Wednesday, February 4, 2015
The hottest recorded temperature in Iowa was 118 degrees Fahrenheit and the coldest was -47 degrees Fahrenheit which means Iowa has a temperature span of 165 degrees Fahrenheit. Food for thought.
We had an extremely cold November that I think was the third coldest on record and a little snow but not much. Then December rolled around and it was pretty much snow less and right around seasonal averages for temperatures which in this neck of the woods means highs above freezing and lows below freezing. Then January rolls around and it was the warmest one I have ever seen. Officially I don't know how it stands but my records go back over 60 years. Finally February came and on its first day, we got 11 inches of what you see in these pictures.
Here is a picture of my weather station on the deck though I don't refer to the thermometer anymore with smart phone technology. My rain gauge, sans glass tube, is buried in the snow. I used to just turn my glass tubes upside down for the season but during a move, my old glass tube that was nearly 20 years old broke. I searched around high and low for nice rain gauges that weren't all plastic and finally found an outfit in Vermont that made a brass and glass version similar to what I had. Unfortunately, the glass is so thin that the first year I left it outside turned upside down, it still broke. I got a replacement one and keep it safely tucked away in my sock drawer awaiting spring.
The first half of the 11 inches of snow we received was the wettest snow I've ever seen. I could pick up a handful and squeeze water out of it and it stuck to every thing. My snowblower, a heavy duty industrial kind, that can typically throw snow 20 feet away, could only puke up cylindrical blocks of packed slush if I took anything more than about a six inch swath at a time. Even then it was lucky to throw the slush five feet to the side. Another phenomenon that I witnessed for the first time was that it was TOO wet to make a snowman with the kids. The weight and density of the snow kept large chunks sluffing off the ball we were trying to roll. We ended up just packing it by hand in place. The second half of the snow came in dry powder form and with wind. In my neck of the woods which are wooded river valleys, this doesn't mean too much but when you get into the open, it means whiteout conditions and huge snow drifts that can literally be taller than a house crossing the highways at random points. With roads, businesses and schools closed, it is no wonder there was a record turnout for watching the Superbowl.

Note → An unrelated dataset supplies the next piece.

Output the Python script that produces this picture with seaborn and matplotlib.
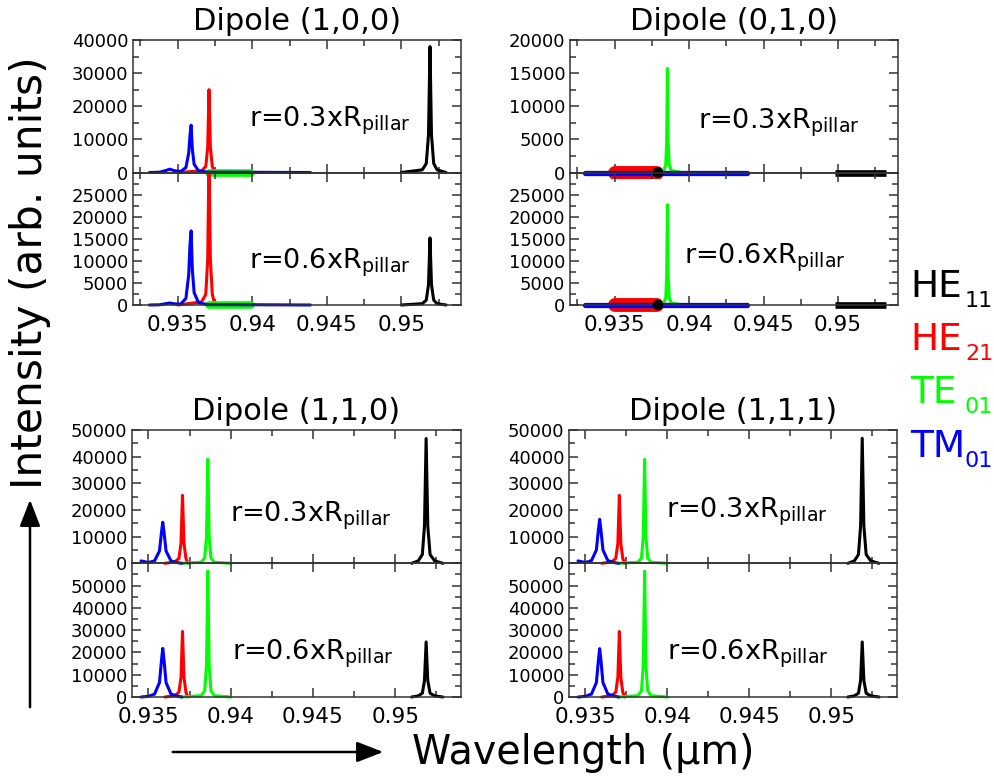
import matplotlib
matplotlib.use("Agg")
import matplotlib.pyplot as plt
import seaborn as sns
from matplotlib.ticker import MultipleLocator, FuncFormatter
from matplotlib.patches import Rectangle, FancyArrowPatch

# ---------------------------------------------------------------- data
# wavelength grids (um) for each mode
top_he11_wl = [0.9500, 0.9514, 0.95167, 0.95182, 0.95192, 0.95202, 0.95217, 0.9524, 0.9530]
top_he21_wl = [0.9350, 0.9366, 0.93688, 0.93701, 0.9371, 0.93719, 0.93732, 0.9375]
top_tm01_wl = [0.9331, 0.9338, 0.9342, 0.93447, 0.9348, 0.9352, 0.93555, 0.93574,
               0.93582, 0.9359, 0.93598, 0.9361, 0.9364, 0.9370, 0.9439]
top_te01_band_wl = [0.9371, 0.9399]

d010_he21_band_wl = [0.9350, 0.93785]
d010_he11_band_wl = [0.9498, 0.9532]
d010_he11_dot_wl = [0.9379]
d010_tm01_wl = [0.9330, 0.9439]
d010_te01_wl = [0.9380, 0.93830, 0.93843, 0.93849, 0.93854, 0.93859, 0.93866, 0.9388, 0.9395]

bot_he11_wl = [0.9510, 0.9514, 0.95165, 0.95178, 0.95188, 0.95198, 0.95212, 0.9524, 0.9529]
bot_he21_wl = [0.9360, 0.9366, 0.93685, 0.93698, 0.93707, 0.93716, 0.93728, 0.9374]
bot_te01_wl = [0.9370, 0.9382, 0.93842, 0.93853, 0.93861, 0.93869, 0.9388, 0.9390, 0.9400]
bot_tm01_wl = [0.93455, 0.9350, 0.93537, 0.93567, 0.93579, 0.93587, 0.93595,
               0.93607, 0.93637, 0.9368, 0.93703]

# intensities (arb. units)
d100_r3_he11 = [0, 800, 2700, 11400, 38000, 11400, 2700, 800, 0]
d100_r3_he21 = [0, 500, 1800, 7500, 25000, 7500, 1800, 0]
d100_r3_tm01 = [0, 100, 600, 1000, 500, 300, 1500, 6000, 11000, 14300, 7000, 2500, 500, 100, 0]
d100_r3_te01 = [0, 0]
d100_r6_he11 = [0, 300, 1100, 4600, 15200, 4600, 1100, 300, 0]
d100_r6_he21 = [0, 700, 2400, 10200, 34000, 10200, 2400, 0]
d100_r6_tm01 = [0, 50, 300, 450, 250, 200, 1500, 7000, 13500, 16800, 8000, 2800, 500, 100, 0]
d100_r6_te01 = [0, 0]

d010_r3_he21 = [0, 0]
d010_r3_he11 = [0, 0]
d010_r3_he11_dot = [0]
d010_r3_tm01 = [0, 0]
d010_r3_te01 = [0, 300, 1200, 4700, 15700, 4700, 1200, 300, 0]
d010_r6_he21 = [0, 0]
d010_r6_he11 = [0, 0]
d010_r6_he11_dot = [0]
d010_r6_tm01 = [0, 0]
d010_r6_te01 = [0, 450, 1700, 6800, 22700, 6800, 1700, 450, 0]

d110_r3_he11 = [0, 900, 3300, 14000, 46800, 14000, 3300, 900, 0]
d110_r3_he21 = [0, 500, 1800, 7500, 25500, 7500, 1800, 0]
d110_r3_te01 = [0, 400, 2000, 10000, 39000, 10000, 2000, 400, 0]
d110_r3_tm01 = [900, 300, 900, 4600, 11500, 15400, 11500, 4600, 900, 200, 0]
d110_r6_he11 = [0, 500, 1700, 7400, 24700, 7400, 1700, 500, 0]
d110_r6_he21 = [0, 600, 2100, 8800, 29400, 8800, 2100, 0]
d110_r6_te01 = [0, 600, 2800, 14500, 56500, 14500, 2800, 600, 0]
d110_r6_tm01 = [0, 300, 1300, 6500, 16300, 21800, 16300, 6500, 1300, 300, 0]

d111_r3_he11 = [0, 900, 3300, 14000, 46900, 14000, 3300, 900, 0]
d111_r3_he21 = [0, 500, 1800, 7500, 25500, 7500, 1800, 0]
d111_r3_te01 = [0, 400, 2000, 10000, 39000, 10000, 2000, 400, 0]
d111_r3_tm01 = [900, 300, 1000, 5000, 12400, 16500, 12400, 5000, 1000, 200, 0]
d111_r6_he11 = [0, 500, 1700, 7400, 24700, 7400, 1700, 500, 0]
d111_r6_he21 = [0, 600, 2100, 8800, 29400, 8800, 2100, 0]
d111_r6_te01 = [0, 600, 2800, 14500, 56500, 14500, 2800, 600, 0]
d111_r6_tm01 = [0, 300, 1300, 6500, 16300, 21700, 16300, 6500, 1300, 300, 0]

mode_names = ["HE", "HE", "TE", "TM"]
mode_subs = ["11", "21", "01", "01"]
mode_colors = ["#000000", "#ff0000", "#00ff00", "#0000ff"]
BLACK, RED, GREEN, BLUE = mode_colors

panel_titles = ["Dipole (1,0,0)", "Dipole (0,1,0)", "Dipole (1,1,0)", "Dipole (1,1,1)"]
radius_labels = ["r=0.3xR$_{\\mathrm{pillar}}$", "r=0.6xR$_{\\mathrm{pillar}}$"]

# ---------------------------------------------------------------- style
sns.set_theme(style="ticks")
plt.rcParams["font.family"] = ["DejaVu Sans"]
plt.rcParams["mathtext.fontset"] = "dejavusans"
plt.rcParams["text.color"] = "black"
plt.rcParams["axes.titlecolor"] = "black"
SPINE = "#333333"

W, H = 994, 782
fig = plt.figure(figsize=(W / 100, H / 100), dpi=100)


def px_axes(left, top, right, bottom):
    return fig.add_axes([left / W, 1 - bottom / H, (right - left) / W, (bottom - top) / H])


def curve(ax, wl, inten, color, lw=2.2, **kw):
    sns.lineplot(x=wl, y=inten, ax=ax, color=color, lw=lw, estimator=None,
                 sort=False, legend=False, **kw)


def style_axes(ax, xlim, ylim, yticks, ystep_minor, show_x):
    ax.set_facecolor("none")
    ax.set_xlim(*xlim)
    ax.set_ylim(*ylim)
    ax.set_xlabel("")
    ax.set_ylabel("")
    ax.xaxis.set_major_locator(MultipleLocator(0.005))
    ax.xaxis.set_minor_locator(MultipleLocator(0.0025))
    ax.xaxis.set_major_formatter(FuncFormatter(lambda v, p: f"{v:g}"))
    ax.set_yticks(yticks)
    ax.yaxis.set_minor_locator(MultipleLocator(ystep_minor))
    ax.yaxis.set_major_formatter(FuncFormatter(lambda v, p: f"{v:.0f}"))
    ax.tick_params(which="both", direction="in", top=True, right=True,
                   color=SPINE, width=1.1, labelcolor="black")
    ax.tick_params(which="major", length=6.5)
    ax.tick_params(which="minor", length=4)
    ax.tick_params(axis="x", pad=7.5, labelbottom=show_x, labelsize=15.5)
    ax.tick_params(axis="y", pad=3.5, labelsize=13)
    for s in ax.spines.values():
        s.set_color(SPINE)
        s.set_linewidth(1.1)
    clip = Rectangle((0, -0.05), 1, 1.05, transform=ax.transAxes)
    for ln in ax.lines:
        ln.set_clip_path(clip)


def radius_text(ax, x, y, txt):
    ax.text(x, y, txt, transform=ax.transAxes, fontsize=19.5, ha="left", va="baseline")


xlim_top = (0.932, 0.954)
xlim_bot = (0.934, 0.954)

# ------------------------------------------------ Dipole (1,0,0)
tl_u = px_axes(133, 40, 461, 172.5)
tl_l = px_axes(133, 172.5, 461, 305)
for ax, he11, he21, te01, tm01 in [(tl_u, d100_r3_he11, d100_r3_he21, d100_r3_te01, d100_r3_tm01),
                                   (tl_l, d100_r6_he11, d100_r6_he21, d100_r6_te01, d100_r6_tm01)]:
    curve(ax, top_he11_wl, he11, BLACK)
    curve(ax, top_he21_wl, he21, RED)
    curve(ax, top_te01_band_wl, te01, GREEN, lw=5.5)
    curve(ax, top_tm01_wl, tm01, BLUE)
style_axes(tl_u, xlim_top, (0, 40000), [0, 10000, 20000, 30000, 40000], 5000, False)
style_axes(tl_l, xlim_top, (0, 30000), [0, 5000, 10000, 15000, 20000, 25000], 2500, True)
radius_text(tl_u, 0.354, 0.346, radius_labels[0])
radius_text(tl_l, 0.354, 0.277, radius_labels[1])
tl_u.set_title(panel_titles[0], fontsize=22, pad=7)

# ------------------------------------------------ Dipole (0,1,0)
tr_u = px_axes(570, 40, 897.7, 172.5)
tr_l = px_axes(570, 172.5, 897.7, 305)
for ax, he21, he11, dot, tm01, te01 in [(tr_u, d010_r3_he21, d010_r3_he11, d010_r3_he11_dot, d010_r3_tm01, d010_r3_te01),
                                        (tr_l, d010_r6_he21, d010_r6_he11, d010_r6_he11_dot, d010_r6_tm01, d010_r6_te01)]:
    curve(ax, d010_he11_band_wl, he11, BLACK, lw=4.8, solid_capstyle="butt")
    curve(ax, d010_he21_band_wl, he21, RED, lw=10, solid_capstyle="round")
    curve(ax, d010_te01_wl, te01, GREEN)
    curve(ax, d010_tm01_wl, tm01, BLUE, lw=3.8)
    sns.scatterplot(x=d010_he11_dot_wl, y=dot, ax=ax, color=BLACK, s=58,
                    edgecolor="none", legend=False, zorder=4, clip_on=False)
style_axes(tr_u, xlim_top, (0, 20000), [0, 5000, 10000, 15000, 20000], 2500, False)
style_axes(tr_l, xlim_top, (0, 30000), [0, 5000, 10000, 15000, 20000, 25000], 2500, True)
radius_text(tr_u, 0.39, 0.334, radius_labels[0])
radius_text(tr_l, 0.348, 0.315, radius_labels[1])
tr_u.set_title(panel_titles[1], fontsize=22, pad=7)

# ------------------------------------------------ Dipole (1,1,0) and (1,1,1)
bl_u = px_axes(132, 430, 461, 563.3)
bl_l = px_axes(132, 563.3, 461, 697)
br_u = px_axes(569, 430, 897, 563.3)
br_l = px_axes(569, 563.3, 897, 697)
for ax, he11, he21, te01, tm01 in [(bl_u, d110_r3_he11, d110_r3_he21, d110_r3_te01, d110_r3_tm01),
                                   (bl_l, d110_r6_he11, d110_r6_he21, d110_r6_te01, d110_r6_tm01),
                                   (br_u, d111_r3_he11, d111_r3_he21, d111_r3_te01, d111_r3_tm01),
                                   (br_l, d111_r6_he11, d111_r6_he21, d111_r6_te01, d111_r6_tm01)]:
    curve(ax, bot_he11_wl, he11, BLACK)
    curve(ax, bot_he21_wl, he21, RED)
    curve(ax, bot_te01_wl, te01, GREEN)
    curve(ax, bot_tm01_wl, tm01, BLUE)
for up, lo in [(bl_u, bl_l), (br_u, br_l)]:
    style_axes(up, xlim_bot, (0, 50000), [0, 10000, 20000, 30000, 40000, 50000], 5000, False)
    style_axes(lo, xlim_bot, (0, 60000), [0, 10000, 20000, 30000, 40000, 50000], 5000, True)
radius_text(bl_u, 0.298, 0.312, radius_labels[0])
radius_text(bl_l, 0.303, 0.277, radius_labels[1])
radius_text(br_u, 0.296, 0.345, radius_labels[0])
radius_text(br_l, 0.298, 0.277, radius_labels[1])
bl_u.set_title(panel_titles[2], fontsize=22, pad=7)
br_u.set_title(panel_titles[3], fontsize=22, pad=7)

# ------------------------------------------------ mode key
for i, (name, sub, col) in enumerate(zip(mode_names, mode_subs, mode_colors)):
    base = 296.7 + 53.3 * i
    fig.text(910 / W, 1 - base / H, name, color=col, fontsize=27, ha="left", va="baseline")
    fig.text(965 / W, 1 - (base + 10) / H, sub, color=col, fontsize=16, ha="left", va="baseline")

# ------------------------------------------------ axis captions with arrows
fig.text(30 / W, 1 - 273 / H, "Intensity (arb. units)", rotation=90, fontsize=30.5,
         ha="center", va="center")
fig.text(583 / W, 1 - 753 / H, "Wavelength (\u03bcm)", fontsize=28.5, ha="center", va="center")

arrow_kw = dict(transform=fig.transFigure, arrowstyle="-|>,head_length=0.9,head_width=0.35",
                mutation_scale=18, color="black", lw=1.8)
fig.add_artist(FancyArrowPatch((30 / W, 1 - 710 / H), (30 / W, 1 - 497 / H), **arrow_kw))
fig.add_artist(FancyArrowPatch((170 / W, 1 - 752 / H), (386 / W, 1 - 752 / H), **arrow_kw))

fig.savefig("out.png", dpi=100)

The road out in front of our house follows a ridgeline going from east to west. Off towards our east property line, another road intersects the east-west road and plunges off down the ridge line to the south and this is what you see in the above picture. During the winter months, people coming up the ridge in the dark shine their headlights towards our house and so we planted fruit trees there to break that up and provide fruit for our family. They look cold and lonely in their cages which I erected to keep the marauding deer away. At night they often set off our motion actuated security lights and I can see them bedded down in our yard chewing their cud.